In some senses, his education for someone high achieving academically has been quintessentially Bengali.

“My PhD was from Oxford,” he said. “I was at Magdalen College, Oxford, as a Rhodes Scholar between 1993 and 1995-6. I came back to medical school at Harvard and was on the faculty at Harvard and just this last month switched to Columbia. I am up on the medical campus. I am assistant professor of medicine at the Columbia University Cancer Centre.”

His background had given him plenty of background and material for his book. “I am an oncologist by training, an MD and a PhD. I am a cancer doctor and hence treat patients with cancer.
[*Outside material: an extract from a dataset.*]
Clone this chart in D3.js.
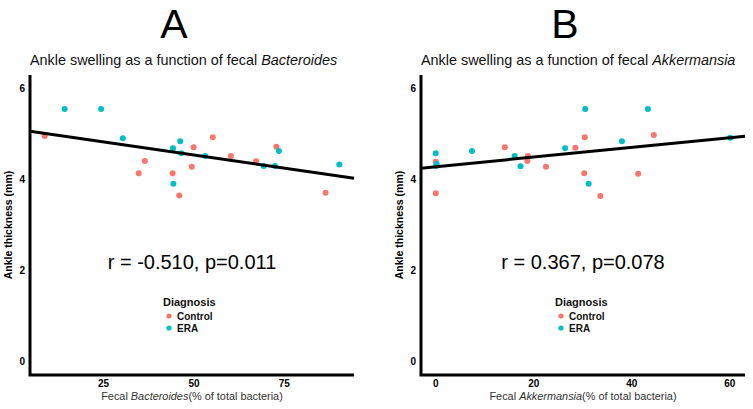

One of the important features of this book is not just writing a scientific history of cancer — some of which has been done before — but to synthesise the very complex and sometimes very charged and unpleasant history between science and medicine, which has been very much a feature of the history of cancer.”

Commenting on the genesis of his book, he recalled: “It arises out of questions that a patient asked me —‘where are we today and where are we going and where have we landed?’ She passed away but the book is an attempt to answer those questions so that patients or families afflicted by cancer do not feel that this is a mysterious illness.”

He believed that “understanding illness is the first step to curing it. Whether it means converting cancer to a chronic disease or obliterating it with chemotherapy, the first step is to understand it and the book is one step in that direction.”

The title is “a quote from a 19th century physician” he had found inscribed in a library book that “cancer is the emperor of all maladies, the king of our terrors”.

He added: “The book asks how old is cancer — and the answer is that it is as old as humanity. Although it is a disease couched in modern metaphors, in fact it is a disease that has existed since the beginning of time.”